== Given information ==
_ _ _ _ _

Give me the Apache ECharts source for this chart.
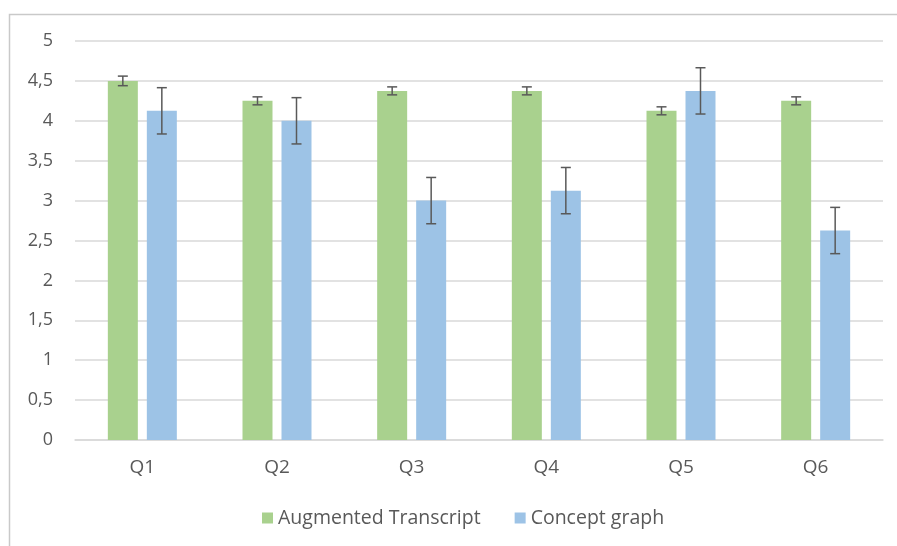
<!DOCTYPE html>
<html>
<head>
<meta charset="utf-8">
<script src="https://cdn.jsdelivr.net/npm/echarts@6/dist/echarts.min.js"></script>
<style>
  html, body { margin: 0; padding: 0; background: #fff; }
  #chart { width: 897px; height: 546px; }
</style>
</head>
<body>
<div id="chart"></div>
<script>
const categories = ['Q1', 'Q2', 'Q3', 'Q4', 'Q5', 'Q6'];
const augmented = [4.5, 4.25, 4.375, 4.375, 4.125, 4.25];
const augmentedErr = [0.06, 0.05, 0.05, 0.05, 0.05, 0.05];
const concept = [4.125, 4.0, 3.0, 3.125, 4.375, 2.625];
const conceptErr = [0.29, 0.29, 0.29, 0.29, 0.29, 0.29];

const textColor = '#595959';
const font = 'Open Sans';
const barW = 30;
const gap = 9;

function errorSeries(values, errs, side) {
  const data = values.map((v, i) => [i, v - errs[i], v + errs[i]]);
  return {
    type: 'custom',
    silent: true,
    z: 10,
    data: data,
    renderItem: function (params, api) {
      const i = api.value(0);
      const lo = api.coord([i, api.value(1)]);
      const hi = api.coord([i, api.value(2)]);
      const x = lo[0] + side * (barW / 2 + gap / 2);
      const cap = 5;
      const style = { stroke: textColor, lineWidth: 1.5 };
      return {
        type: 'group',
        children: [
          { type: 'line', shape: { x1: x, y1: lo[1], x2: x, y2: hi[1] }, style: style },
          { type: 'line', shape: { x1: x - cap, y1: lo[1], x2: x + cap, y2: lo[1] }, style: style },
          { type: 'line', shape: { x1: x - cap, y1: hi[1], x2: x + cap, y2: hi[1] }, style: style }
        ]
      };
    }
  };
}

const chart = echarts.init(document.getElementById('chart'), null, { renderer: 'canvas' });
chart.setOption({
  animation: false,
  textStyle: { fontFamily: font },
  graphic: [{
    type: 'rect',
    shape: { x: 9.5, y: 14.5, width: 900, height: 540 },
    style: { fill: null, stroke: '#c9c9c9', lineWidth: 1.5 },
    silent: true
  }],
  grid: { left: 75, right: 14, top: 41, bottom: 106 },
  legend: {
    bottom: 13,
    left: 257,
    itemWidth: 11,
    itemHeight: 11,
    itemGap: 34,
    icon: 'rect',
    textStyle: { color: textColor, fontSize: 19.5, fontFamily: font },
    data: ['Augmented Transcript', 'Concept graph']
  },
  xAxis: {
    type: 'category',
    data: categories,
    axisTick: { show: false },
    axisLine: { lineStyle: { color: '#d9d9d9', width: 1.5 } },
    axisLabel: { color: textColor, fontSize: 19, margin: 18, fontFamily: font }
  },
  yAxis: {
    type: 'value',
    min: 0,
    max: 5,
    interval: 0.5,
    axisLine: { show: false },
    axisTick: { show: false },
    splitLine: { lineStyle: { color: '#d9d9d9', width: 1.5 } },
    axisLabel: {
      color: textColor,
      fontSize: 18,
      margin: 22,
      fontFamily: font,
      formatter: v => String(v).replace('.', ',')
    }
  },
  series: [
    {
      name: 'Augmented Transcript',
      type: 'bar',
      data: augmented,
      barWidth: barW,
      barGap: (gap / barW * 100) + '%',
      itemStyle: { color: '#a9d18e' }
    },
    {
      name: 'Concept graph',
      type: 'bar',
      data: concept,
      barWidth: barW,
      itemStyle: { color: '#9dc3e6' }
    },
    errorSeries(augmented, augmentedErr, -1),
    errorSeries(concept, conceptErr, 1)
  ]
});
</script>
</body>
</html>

_ _ _ _ _

== Task brief ==
Quote, please, every line of the material above from its start through the line that has "const gap = 9;", reproducing the words exactly and dropping any images.

== Task response ==
Give me the Apache ECharts source for this chart.
<!DOCTYPE html>
<html>
<head>
<meta charset="utf-8">
<script src="https://cdn.jsdelivr.net/npm/echarts@6/dist/echarts.min.js"></script>
<style>
  html, body { margin: 0; padding: 0; background: #fff; }
  #chart { width: 897px; height: 546px; }
</style>
</head>
<body>
<div id="chart"></div>
<script>
const categories = ['Q1', 'Q2', 'Q3', 'Q4', 'Q5', 'Q6'];
const augmented = [4.5, 4.25, 4.375, 4.375, 4.125, 4.25];
const augmentedErr = [0.06, 0.05, 0.05, 0.05, 0.05, 0.05];
const concept = [4.125, 4.0, 3.0, 3.125, 4.375, 2.625];
const conceptErr = [0.29, 0.29, 0.29, 0.29, 0.29, 0.29];

const textColor = '#595959';
const font = 'Open Sans';
const barW = 30;
const gap = 9;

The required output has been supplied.